Dutifully, I loved God and prayed every day, several times a day. I wore my cross and saint metals. I collected prayer cards and read and re-read the teachings from each mass. I listened to homilies carefully, trying to figure out what God wanted me to know. In church my thoughts were unforgiving about others who talked during the service. They are not listening to God’s words. If they don’t stop, they won’t go to heaven.

I stared up at the painting of God on the ceiling and would look into his eyes wondering if he was a kind God. I hoped he was. I needed to believe he was. I had been told that He was all-powerful and that with Him in your life, anything was possible. He had a plan for each person and bad things only happened to bad people.

God had rules for us to follow so that we clearly understood what it would take to get to heaven and how you could end up in Hell. I was afraid to do anything wrong for fear of angering God. I loved Him and wanted to be close to Him. At that age I wasn’t sure what might cause God to send me to Hell, so I didn’t take any chances; I worked really hard to follow all the rules. I wanted to go to heaven.
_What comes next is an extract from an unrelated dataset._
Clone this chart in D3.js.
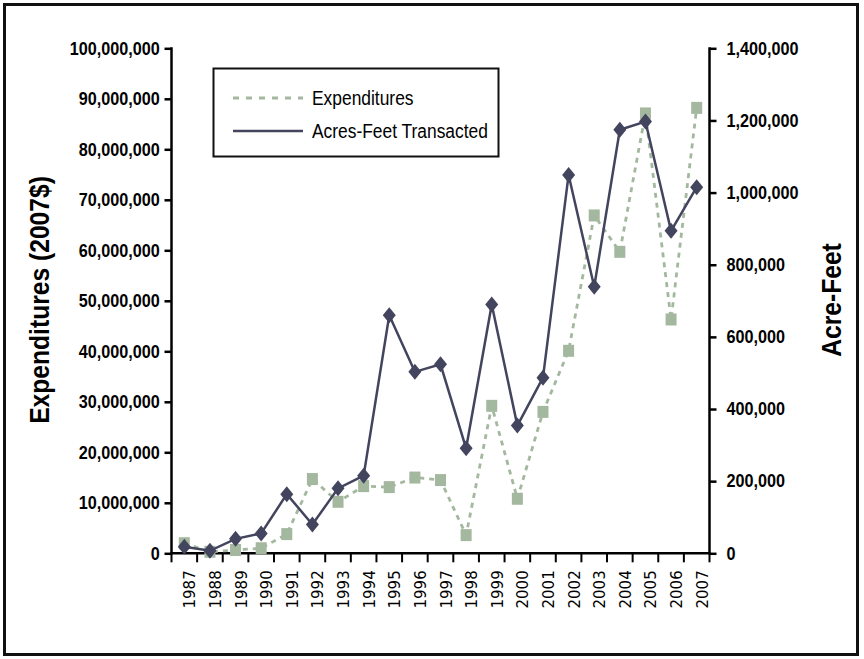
<!DOCTYPE html>
<html><head><meta charset="utf-8">
<script src="https://cdn.jsdelivr.net/npm/d3@7"></script>
<style>
body{margin:0;background:#fff;}
svg{display:block;}
.tick text{font-family:"Liberation Sans",Arial,sans-serif;font-weight:bold;font-size:18px;fill:#000;}
</style></head>
<body>
<svg id="c" width="864" height="659"></svg>
<script>
const years = ["1987","1988","1989","1990","1991","1992","1993","1994","1995","1996","1997","1998","1999","2000","2001","2002","2003","2004","2005","2006","2007"];
const expenditures = [2.0e6,0.3e6,0.65e6,1.0e6,3.8e6,14.7e6,10.2e6,13.3e6,13.1e6,15.0e6,14.5e6,3.6e6,29.2e6,10.8e6,28.0e6,40.1e6,66.9e6,59.7e6,87.1e6,46.3e6,88.2e6];
const acreFeet = [18000,7000,40000,55000,164000,80000,180000,215000,660000,503000,524000,291000,690000,354000,487000,1049000,739000,1174000,1197000,894000,1015000];
const leftTicks = [0,10e6,20e6,30e6,40e6,50e6,60e6,70e6,80e6,90e6,100e6];
const rightTicks = [0,200000,400000,600000,800000,1000000,1200000,1400000];
const seriesNames = ["Expenditures","Acres-Feet Transacted"];

const svg = d3.select("#c");
const L=171.5, R=709.5, T=48.3, B=553.3;
const expColor="#a3b89e", afColor="#43445e";

// frame
svg.append("rect").attr("x",4.5).attr("y",4.5).attr("width",853).attr("height",650)
  .attr("fill","none").attr("stroke","#111").attr("stroke-width",3);

const x = d3.scaleBand().domain(years).range([L,R]);
const yL = d3.scaleLinear().domain([0,100e6]).range([B,T]);
const yR = d3.scaleLinear().domain([0,1400000]).range([B,T]);
const fmt = d3.format(",");

// left axis
const gl = svg.append("g").attr("transform",`translate(${L},0)`)
  .call(d3.axisLeft(yL).tickValues(leftTicks).tickFormat(fmt).tickSize(7).tickSizeOuter(0).tickPadding(4));
gl.selectAll(".tick text").attr("transform","scale(0.9,1)").attr("x",-13);
// right axis
const gr = svg.append("g").attr("transform",`translate(${R},0)`)
  .call(d3.axisRight(yR).tickValues(rightTicks).tickFormat(fmt).tickSize(7).tickSizeOuter(0).tickPadding(10));
gr.selectAll(".tick text").attr("transform","scale(0.9,1)").attr("x",19);
[gl,gr].forEach(g=>{g.selectAll("path,line").attr("stroke","#000").attr("stroke-width",2.5);});
gl.select(".domain").attr("d",`M0,${T-1}V${B+1}`);
gr.select(".domain").attr("d",`M0,${T-1}V${B+1}`);

// x axis
const gx = svg.append("g");
gx.append("line").attr("x1",L-1).attr("x2",R+1).attr("y1",B).attr("y2",B).attr("stroke","#000").attr("stroke-width",2.5);
const bounds = years.map(d=>x(d)).concat([x.range()[1]]);
gx.selectAll("line.tk").data(bounds).join("line").attr("class","tk")
  .attr("x1",d=>d).attr("x2",d=>d).attr("y1",B).attr("y2",B+9).attr("stroke","#000").attr("stroke-width",2);
gx.selectAll("text").data(years).join("text")
  .attr("transform",d=>`translate(${x(d)+x.bandwidth()/2+11},${B+17}) rotate(-90)`)
  .attr("text-anchor","end").attr("font-family","'DejaVu Sans',sans-serif")
  .attr("font-size",15).text(d=>d);

// titles
svg.append("text").attr("transform","translate(49,300) rotate(-90) scale(0.88,1)").attr("text-anchor","middle")
  .attr("font-family","'Liberation Sans',sans-serif").attr("font-weight","bold").attr("font-size",28)
  .text("Expenditures (2007$)");
svg.append("text").attr("transform","translate(841,300) rotate(-90) scale(0.88,1)").attr("text-anchor","middle")
  .attr("font-family","'Liberation Sans',sans-serif").attr("font-weight","bold").attr("font-size",28)
  .text("Acre-Feet");

const cx = d=>x(d)+x.bandwidth()/2;

// expenditures
const lineE = d3.line().x((d,i)=>cx(years[i])).y(d=>yL(d));
svg.append("path").datum(expenditures).attr("d",lineE).attr("fill","none")
  .attr("stroke",expColor).attr("stroke-width",2.8).attr("stroke-dasharray","5,5");
svg.selectAll("rect.sq").data(expenditures).join("rect").attr("class","sq")
  .attr("x",(d,i)=>cx(years[i])-5.5).attr("y",d=>yL(d)-6).attr("width",11).attr("height",12)
  .attr("fill",expColor);

// acre-feet
const lineA = d3.line().x((d,i)=>cx(years[i])).y(d=>yR(d));
svg.append("path").datum(acreFeet).attr("d",lineA).attr("fill","none")
  .attr("stroke",afColor).attr("stroke-width",2.5);
const diamond = "M0,-8L6.5,0L0,8L-6.5,0Z";
svg.selectAll("path.dm").data(acreFeet).join("path").attr("class","dm")
  .attr("transform",(d,i)=>`translate(${cx(years[i])},${yR(d)})`).attr("d",diamond).attr("fill",afColor);

// legend
const lg = svg.append("g");
lg.append("rect").attr("x",213.5).attr("y",68.5).attr("width",285).attr("height",88)
  .attr("fill","#fff").attr("stroke","#111").attr("stroke-width",2);
lg.append("line").attr("x1",233).attr("x2",303).attr("y1",98).attr("y2",98)
  .attr("stroke",expColor).attr("stroke-width",2.8).attr("stroke-dasharray","6,7");
lg.append("line").attr("x1",233).attr("x2",303).attr("y1",131).attr("y2",131)
  .attr("stroke",afColor).attr("stroke-width",2.5);
lg.selectAll("text").data(seriesNames).join("text")
  .attr("transform",(d,i)=>`translate(312,${98+i*33}) scale(0.87,1)`).attr("dy","0.35em")
  .attr("font-family","'Liberation Sans',sans-serif").attr("font-size",20).text(d=>d);
</script>
</body></html>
When I was seven I made my first communion. I was confirmed and later married in the Catholic church.

In my thirties, when I first began to recall the abuses I suffered at the hands of my father, my first thought was, God must be punishing me. I carefully retraced my childhood spent faithfully following His rules and couldn’t figure out what I had done to deserve it. My thoughts spun. It didn’t add up. How can this be possible? I did everything I was supposed to do. How could the God I knew have allowed this to happen to me? I couldn’t understand. Angry and grieving, I stopped praying. I stopped going to church.

Months into my crisis of faith, I mentioned my struggle to my psychiatrist. I could no longer believe that God had a plan for me. He did not love me after all. He had not rewarded me for following his rules. Dr. Summer understood and had been waiting for me to raise the issue. “What do you think God should have done that he didn’t do? Was He supposed to stop your father? Was He supposed to make your mom do something to stop him?”
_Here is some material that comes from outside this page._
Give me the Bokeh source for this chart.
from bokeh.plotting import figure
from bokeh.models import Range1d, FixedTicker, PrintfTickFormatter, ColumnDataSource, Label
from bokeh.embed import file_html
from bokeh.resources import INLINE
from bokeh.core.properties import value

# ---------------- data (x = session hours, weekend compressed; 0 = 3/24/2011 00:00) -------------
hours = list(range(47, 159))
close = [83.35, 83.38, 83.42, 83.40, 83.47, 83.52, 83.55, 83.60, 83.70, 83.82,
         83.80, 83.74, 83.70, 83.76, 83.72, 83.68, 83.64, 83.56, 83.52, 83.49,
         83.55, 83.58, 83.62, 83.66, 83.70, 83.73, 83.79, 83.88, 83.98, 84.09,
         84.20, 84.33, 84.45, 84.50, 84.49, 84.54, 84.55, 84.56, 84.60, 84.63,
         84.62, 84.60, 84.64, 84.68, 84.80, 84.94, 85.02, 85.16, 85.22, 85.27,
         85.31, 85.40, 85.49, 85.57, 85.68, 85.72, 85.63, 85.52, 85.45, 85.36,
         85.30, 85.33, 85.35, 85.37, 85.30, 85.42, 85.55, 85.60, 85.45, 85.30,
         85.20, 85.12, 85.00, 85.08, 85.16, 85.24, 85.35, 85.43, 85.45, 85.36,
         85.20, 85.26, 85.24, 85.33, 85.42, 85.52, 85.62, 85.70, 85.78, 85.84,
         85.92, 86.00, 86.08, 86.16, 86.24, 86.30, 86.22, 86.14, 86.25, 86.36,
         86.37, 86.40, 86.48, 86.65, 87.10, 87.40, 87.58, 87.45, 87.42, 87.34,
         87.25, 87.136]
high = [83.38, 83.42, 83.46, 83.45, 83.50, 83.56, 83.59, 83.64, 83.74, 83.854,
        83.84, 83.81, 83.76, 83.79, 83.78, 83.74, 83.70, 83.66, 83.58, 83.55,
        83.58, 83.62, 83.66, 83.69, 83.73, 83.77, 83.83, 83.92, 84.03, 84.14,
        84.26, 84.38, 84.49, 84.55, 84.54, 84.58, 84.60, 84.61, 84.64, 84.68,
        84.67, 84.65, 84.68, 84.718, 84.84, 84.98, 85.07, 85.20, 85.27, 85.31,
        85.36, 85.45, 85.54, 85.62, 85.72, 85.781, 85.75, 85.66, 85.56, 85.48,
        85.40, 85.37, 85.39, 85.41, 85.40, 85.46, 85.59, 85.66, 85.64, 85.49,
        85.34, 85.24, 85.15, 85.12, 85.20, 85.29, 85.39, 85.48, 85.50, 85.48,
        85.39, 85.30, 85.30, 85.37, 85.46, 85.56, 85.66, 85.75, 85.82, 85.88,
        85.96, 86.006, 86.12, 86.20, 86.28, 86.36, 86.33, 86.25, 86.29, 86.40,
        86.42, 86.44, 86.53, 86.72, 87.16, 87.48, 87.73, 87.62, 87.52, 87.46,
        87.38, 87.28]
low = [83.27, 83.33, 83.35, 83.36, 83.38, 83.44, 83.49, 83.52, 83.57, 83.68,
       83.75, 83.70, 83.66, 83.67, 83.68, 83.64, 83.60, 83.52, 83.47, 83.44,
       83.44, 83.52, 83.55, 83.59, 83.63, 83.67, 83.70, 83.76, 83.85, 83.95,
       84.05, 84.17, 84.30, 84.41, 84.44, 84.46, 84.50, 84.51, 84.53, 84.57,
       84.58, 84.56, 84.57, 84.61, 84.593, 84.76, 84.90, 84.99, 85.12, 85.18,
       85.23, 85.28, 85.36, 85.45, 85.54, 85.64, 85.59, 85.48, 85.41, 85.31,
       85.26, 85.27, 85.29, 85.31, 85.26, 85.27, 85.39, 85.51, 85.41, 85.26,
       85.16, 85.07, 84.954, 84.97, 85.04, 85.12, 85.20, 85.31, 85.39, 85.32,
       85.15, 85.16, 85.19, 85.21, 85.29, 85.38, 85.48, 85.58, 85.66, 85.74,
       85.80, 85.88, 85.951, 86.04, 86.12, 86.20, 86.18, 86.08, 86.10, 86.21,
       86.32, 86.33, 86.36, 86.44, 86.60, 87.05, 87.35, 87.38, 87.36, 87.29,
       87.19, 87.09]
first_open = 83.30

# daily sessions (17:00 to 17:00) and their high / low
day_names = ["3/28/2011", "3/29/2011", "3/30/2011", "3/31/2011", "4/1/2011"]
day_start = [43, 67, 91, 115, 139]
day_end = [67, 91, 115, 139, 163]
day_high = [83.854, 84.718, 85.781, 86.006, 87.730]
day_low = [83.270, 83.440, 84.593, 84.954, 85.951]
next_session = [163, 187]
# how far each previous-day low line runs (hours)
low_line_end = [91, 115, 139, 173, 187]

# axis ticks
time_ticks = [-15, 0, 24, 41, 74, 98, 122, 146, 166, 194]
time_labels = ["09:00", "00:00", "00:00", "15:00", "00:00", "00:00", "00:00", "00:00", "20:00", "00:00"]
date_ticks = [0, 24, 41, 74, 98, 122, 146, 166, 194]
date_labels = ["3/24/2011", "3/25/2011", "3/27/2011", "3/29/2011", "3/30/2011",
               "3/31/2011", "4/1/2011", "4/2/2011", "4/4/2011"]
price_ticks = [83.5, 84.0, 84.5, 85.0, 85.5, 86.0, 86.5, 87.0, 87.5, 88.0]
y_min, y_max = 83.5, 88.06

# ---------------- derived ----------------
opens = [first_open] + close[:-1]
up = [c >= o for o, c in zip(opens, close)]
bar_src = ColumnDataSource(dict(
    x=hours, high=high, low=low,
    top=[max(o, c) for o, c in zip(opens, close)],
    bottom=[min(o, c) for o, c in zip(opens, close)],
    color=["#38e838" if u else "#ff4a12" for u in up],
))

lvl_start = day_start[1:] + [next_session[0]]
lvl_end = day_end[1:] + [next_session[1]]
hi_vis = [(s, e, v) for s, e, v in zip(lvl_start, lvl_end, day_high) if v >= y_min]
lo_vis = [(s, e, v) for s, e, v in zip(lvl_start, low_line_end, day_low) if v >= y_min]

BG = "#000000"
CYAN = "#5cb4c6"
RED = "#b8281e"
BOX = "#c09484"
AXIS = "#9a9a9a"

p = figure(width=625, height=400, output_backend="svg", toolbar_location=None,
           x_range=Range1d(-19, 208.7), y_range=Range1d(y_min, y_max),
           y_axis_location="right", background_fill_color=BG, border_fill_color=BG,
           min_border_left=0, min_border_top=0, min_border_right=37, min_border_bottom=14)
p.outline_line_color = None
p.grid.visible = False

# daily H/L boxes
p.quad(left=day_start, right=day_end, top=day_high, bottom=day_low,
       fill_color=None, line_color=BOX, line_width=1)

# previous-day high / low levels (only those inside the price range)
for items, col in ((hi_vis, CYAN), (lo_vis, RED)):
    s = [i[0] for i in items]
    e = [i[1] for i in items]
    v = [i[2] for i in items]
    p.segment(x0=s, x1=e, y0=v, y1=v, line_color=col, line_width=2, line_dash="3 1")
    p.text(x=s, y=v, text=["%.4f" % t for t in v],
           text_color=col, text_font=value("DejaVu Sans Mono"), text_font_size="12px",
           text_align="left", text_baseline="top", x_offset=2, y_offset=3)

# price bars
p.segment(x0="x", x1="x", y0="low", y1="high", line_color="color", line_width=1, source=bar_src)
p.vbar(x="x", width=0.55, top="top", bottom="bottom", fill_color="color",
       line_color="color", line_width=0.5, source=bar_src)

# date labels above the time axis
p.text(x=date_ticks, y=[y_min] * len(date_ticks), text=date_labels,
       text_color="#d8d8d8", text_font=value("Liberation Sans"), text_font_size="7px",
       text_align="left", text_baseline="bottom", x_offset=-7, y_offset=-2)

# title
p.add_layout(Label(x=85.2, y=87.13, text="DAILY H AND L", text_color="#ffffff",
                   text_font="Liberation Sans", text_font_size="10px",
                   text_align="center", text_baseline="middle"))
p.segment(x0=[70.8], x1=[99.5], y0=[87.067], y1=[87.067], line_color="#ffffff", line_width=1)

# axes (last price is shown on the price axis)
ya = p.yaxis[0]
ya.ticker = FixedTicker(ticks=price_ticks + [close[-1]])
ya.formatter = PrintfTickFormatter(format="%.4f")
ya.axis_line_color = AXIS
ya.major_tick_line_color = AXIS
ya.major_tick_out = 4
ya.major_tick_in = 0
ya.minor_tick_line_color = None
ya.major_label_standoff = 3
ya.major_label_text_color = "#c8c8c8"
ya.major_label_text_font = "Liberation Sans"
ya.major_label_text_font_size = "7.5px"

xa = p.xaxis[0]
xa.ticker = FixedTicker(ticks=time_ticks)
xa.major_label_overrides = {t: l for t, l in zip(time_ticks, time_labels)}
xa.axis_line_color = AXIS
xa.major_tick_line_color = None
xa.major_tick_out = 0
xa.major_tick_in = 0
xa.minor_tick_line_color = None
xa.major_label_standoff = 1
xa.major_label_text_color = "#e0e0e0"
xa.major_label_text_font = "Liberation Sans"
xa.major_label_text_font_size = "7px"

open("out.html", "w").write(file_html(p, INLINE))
I sat there and thought. Is that how I was taught? Does God move people around like chess pieces on a board? I honestly didn’t know anymore. The teachings had all seemed so clear when I was little. “I don’t know. I just know I followed all the rules and this shouldn’t have happened.”

I sat there silently, angry at God and confused about what I believed.

“What is free will?” He asked me. I looked at him blankly. He rephrased the question. “Do you think people can do whatever they want?”

“I guess they can. But then, what does God do?”

“What do you think He does?”

“I don’t know.” I sat there again, confused and deep in thought. Is it possible that what happened to me wasn’t God’s fault?

“Well, how do you think you survived?”

“I was strong. I had great people that helped me. I split off into parts.”

“Do you think you were alone in all that?”

Again I sat and wondered about it all. This thinking went beyond my simple rules. Then I remembered my religion classes in fourth grade. I had learned then that God came to us in people. If we opened our hearts to those around us, we could see God in them. I thought of my neighbor, the woman who ran our community center, my second grade teacher, the nuns at the convent and all the people who were kind to me and who helped me. Was that God?

I answered my own question. I had the strength, thank God, to get through it all. These wonderful people came into my life, thanks to God, and saved me. I was overcome with emotion. I cried, again feeling the power of God in my heart and in my life. In the following weeks, Dr. Summer and I talked more about my anger at God, and my thinking evolved. I saw Him in the people who through their simple acts of kindness saved me.

This blog was originally published by Psychology Today. It was republished on the National Latin@ Network blog with the author’s permission.


Comment Feed

2 Responses

  1. Patti Tototzintle says:

    Thank you to Olga for sharing part of her personal story through this blog. It is through experiences shared that others can see themselves.

  2. Sylvia Strom says:

    Olga, When I pulled up this story and saw your face, I remembered you from a state or national sexual assault training I attended years ago when I was an advocate in Iowa. I was very moved then and now by your story. Can you please remind me of the name of your dvd where you tell your childhood story of abuse. I would like to share your story in my support group. Thank you for all you do and all the lives you have touched.